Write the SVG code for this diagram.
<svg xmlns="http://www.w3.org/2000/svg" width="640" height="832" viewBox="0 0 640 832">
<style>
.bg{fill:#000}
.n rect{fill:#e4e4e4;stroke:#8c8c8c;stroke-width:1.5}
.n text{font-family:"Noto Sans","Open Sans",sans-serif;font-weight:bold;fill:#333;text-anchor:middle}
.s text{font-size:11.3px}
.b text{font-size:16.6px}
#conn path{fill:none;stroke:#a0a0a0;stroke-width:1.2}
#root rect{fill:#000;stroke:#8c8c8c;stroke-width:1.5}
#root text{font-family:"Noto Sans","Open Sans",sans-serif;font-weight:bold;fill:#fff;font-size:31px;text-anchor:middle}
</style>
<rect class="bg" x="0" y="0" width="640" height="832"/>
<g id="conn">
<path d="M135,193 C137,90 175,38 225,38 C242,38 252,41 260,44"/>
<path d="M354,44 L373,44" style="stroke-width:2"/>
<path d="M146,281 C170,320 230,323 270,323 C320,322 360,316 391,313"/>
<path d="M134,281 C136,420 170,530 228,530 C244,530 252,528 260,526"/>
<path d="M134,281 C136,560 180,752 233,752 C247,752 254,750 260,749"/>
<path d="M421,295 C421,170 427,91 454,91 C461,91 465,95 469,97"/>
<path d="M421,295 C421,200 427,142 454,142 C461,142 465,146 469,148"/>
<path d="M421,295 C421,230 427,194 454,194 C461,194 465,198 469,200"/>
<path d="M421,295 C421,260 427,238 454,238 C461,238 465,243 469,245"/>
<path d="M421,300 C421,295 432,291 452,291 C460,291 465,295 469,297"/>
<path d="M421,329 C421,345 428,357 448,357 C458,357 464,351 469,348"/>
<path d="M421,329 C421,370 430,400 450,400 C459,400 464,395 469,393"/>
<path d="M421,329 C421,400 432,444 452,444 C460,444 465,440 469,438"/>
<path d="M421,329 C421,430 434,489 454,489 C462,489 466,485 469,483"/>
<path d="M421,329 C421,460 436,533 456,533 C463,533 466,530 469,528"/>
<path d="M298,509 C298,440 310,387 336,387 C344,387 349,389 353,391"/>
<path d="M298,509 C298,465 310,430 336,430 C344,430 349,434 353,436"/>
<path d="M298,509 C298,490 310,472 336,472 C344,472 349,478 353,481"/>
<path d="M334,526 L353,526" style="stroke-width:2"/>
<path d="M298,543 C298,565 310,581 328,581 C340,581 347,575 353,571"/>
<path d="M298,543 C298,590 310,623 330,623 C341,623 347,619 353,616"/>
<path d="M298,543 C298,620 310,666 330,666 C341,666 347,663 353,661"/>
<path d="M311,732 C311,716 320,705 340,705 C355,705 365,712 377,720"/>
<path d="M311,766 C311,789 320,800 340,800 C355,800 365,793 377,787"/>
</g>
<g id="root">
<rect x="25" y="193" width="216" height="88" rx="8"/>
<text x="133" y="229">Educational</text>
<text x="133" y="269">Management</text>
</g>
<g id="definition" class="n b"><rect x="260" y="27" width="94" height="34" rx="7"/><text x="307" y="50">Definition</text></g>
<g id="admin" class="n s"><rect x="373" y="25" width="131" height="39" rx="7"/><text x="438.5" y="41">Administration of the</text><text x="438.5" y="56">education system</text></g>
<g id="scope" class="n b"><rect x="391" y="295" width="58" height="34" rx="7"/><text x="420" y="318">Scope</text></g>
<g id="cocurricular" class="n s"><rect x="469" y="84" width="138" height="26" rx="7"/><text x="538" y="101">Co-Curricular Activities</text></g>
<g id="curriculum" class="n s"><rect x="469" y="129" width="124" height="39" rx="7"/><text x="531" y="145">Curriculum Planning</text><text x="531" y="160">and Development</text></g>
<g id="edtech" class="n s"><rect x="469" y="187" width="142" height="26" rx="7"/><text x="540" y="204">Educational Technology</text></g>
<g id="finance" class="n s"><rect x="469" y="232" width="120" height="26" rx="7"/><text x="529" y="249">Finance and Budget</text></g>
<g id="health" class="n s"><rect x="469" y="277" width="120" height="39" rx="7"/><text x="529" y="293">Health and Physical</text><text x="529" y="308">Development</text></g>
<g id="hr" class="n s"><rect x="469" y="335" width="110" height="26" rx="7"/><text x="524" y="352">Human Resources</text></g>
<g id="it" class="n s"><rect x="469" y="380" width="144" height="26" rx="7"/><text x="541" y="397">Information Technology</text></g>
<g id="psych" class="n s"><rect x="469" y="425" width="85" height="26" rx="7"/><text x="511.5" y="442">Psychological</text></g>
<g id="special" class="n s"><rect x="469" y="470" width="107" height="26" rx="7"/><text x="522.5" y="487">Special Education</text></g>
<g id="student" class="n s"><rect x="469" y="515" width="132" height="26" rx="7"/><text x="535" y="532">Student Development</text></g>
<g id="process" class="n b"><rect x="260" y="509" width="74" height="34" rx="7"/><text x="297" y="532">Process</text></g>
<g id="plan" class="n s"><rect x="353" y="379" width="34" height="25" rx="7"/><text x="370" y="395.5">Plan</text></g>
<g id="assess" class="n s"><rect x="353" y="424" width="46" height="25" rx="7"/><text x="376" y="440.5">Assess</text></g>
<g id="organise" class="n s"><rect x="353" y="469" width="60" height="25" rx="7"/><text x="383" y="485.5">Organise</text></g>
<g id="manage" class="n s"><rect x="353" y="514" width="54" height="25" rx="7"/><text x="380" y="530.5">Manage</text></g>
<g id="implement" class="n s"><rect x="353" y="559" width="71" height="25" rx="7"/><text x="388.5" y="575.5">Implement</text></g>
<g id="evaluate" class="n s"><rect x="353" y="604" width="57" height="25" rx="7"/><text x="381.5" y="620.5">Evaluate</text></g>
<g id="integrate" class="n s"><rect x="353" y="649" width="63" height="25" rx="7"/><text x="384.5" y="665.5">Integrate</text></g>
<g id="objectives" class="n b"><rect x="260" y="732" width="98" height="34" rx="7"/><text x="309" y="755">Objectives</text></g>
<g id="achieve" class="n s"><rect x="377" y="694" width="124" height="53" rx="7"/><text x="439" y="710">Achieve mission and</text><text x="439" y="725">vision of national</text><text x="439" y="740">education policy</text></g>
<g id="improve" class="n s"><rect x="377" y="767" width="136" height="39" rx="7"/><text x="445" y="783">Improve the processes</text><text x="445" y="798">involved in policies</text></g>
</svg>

⁂

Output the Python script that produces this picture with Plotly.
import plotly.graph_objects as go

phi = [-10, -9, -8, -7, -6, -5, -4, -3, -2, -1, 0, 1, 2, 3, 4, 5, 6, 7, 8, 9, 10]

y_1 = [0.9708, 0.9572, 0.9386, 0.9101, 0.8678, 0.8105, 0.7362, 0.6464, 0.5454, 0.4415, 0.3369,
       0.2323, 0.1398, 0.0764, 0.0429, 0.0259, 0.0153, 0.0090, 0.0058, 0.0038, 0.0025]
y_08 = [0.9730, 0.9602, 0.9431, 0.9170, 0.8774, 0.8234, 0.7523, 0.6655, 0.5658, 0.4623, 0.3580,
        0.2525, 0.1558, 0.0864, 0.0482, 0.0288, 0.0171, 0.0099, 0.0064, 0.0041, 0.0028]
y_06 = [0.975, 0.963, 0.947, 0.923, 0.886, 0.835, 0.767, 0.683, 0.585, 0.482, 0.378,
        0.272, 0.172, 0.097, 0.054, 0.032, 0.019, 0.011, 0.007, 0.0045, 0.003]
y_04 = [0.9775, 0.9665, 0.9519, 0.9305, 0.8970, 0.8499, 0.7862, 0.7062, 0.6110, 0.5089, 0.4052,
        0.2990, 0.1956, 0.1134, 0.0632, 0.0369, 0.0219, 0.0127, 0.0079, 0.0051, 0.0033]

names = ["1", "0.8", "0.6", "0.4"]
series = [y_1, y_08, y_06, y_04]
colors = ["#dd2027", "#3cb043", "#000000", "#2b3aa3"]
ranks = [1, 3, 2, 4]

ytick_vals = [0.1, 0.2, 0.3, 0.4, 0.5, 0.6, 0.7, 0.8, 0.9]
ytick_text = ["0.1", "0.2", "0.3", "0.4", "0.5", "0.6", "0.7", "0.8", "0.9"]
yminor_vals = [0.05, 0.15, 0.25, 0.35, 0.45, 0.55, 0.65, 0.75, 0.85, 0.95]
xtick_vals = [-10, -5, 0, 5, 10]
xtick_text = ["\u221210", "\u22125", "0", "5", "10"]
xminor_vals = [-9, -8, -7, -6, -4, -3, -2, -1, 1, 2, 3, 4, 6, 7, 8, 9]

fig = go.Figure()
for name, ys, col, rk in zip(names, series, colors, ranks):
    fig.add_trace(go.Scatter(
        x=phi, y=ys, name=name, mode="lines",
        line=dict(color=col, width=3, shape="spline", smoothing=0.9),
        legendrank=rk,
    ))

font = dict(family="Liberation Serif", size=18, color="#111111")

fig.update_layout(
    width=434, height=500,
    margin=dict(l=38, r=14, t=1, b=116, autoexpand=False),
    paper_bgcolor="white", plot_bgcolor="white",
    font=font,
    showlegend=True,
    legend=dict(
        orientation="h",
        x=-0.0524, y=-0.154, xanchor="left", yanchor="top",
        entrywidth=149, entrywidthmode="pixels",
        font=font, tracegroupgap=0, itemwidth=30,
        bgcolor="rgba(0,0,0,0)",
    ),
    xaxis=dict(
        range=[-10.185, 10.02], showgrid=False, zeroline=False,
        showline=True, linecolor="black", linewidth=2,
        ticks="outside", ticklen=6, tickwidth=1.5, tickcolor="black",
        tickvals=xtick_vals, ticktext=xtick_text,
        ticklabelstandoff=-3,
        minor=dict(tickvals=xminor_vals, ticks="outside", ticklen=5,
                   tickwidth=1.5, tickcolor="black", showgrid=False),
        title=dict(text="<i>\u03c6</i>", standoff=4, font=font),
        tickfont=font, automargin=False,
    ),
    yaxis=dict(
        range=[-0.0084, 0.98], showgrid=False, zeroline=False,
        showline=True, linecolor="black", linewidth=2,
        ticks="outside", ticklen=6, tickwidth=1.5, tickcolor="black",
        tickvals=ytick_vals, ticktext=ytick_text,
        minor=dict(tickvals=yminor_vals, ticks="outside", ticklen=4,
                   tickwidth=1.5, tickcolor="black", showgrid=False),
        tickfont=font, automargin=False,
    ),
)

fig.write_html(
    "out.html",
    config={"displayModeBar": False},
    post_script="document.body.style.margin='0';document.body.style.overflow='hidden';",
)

⁂

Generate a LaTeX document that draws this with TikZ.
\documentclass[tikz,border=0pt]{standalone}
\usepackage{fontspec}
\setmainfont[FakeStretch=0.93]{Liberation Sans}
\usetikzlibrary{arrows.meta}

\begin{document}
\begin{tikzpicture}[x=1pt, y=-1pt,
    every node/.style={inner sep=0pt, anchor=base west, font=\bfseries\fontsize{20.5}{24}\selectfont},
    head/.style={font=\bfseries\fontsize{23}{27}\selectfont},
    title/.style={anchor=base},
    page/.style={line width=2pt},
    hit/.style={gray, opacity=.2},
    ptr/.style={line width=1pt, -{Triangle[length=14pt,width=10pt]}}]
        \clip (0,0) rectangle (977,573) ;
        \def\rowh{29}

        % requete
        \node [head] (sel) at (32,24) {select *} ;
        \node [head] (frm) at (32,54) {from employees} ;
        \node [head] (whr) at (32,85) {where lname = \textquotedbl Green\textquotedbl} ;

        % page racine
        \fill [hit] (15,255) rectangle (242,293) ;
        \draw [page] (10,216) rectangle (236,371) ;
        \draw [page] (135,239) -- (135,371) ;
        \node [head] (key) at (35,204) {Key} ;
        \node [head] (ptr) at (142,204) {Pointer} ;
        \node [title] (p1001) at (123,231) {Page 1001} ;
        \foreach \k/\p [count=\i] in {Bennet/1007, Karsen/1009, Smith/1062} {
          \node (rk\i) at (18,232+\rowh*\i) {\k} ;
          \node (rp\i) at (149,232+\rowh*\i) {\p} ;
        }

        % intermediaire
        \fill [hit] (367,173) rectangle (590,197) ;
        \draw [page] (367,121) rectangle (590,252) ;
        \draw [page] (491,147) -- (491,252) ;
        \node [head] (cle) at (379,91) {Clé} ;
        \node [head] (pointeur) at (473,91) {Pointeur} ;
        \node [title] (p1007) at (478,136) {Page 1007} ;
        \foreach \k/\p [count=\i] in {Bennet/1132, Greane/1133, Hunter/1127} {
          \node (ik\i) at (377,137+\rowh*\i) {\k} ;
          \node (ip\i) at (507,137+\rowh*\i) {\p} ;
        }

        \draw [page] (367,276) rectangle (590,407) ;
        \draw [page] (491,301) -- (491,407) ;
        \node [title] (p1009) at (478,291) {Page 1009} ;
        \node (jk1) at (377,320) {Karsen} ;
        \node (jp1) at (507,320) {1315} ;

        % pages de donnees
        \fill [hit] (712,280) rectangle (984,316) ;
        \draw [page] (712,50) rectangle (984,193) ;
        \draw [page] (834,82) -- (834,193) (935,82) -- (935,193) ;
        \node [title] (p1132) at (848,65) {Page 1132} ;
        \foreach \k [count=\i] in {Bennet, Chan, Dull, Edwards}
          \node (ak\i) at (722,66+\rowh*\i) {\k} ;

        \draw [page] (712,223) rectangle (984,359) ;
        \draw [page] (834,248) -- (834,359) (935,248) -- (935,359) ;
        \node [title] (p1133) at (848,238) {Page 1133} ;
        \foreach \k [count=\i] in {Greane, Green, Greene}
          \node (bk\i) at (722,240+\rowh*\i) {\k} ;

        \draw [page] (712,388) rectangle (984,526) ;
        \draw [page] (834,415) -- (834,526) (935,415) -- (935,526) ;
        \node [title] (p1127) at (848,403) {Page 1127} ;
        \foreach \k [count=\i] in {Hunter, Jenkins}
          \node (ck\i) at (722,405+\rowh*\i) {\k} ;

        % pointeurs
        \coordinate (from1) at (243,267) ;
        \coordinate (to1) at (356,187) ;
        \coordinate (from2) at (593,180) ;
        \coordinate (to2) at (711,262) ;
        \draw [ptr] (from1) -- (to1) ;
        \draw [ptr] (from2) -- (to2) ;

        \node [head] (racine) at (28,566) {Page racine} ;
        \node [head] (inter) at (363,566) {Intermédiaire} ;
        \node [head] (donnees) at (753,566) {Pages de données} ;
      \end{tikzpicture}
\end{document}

⁂

**What the task asks:**
Pull out every line containing "that".

**The reply:**
Output the Python script that produces this picture with Plotly.
Generate a LaTeX document that draws this with TikZ.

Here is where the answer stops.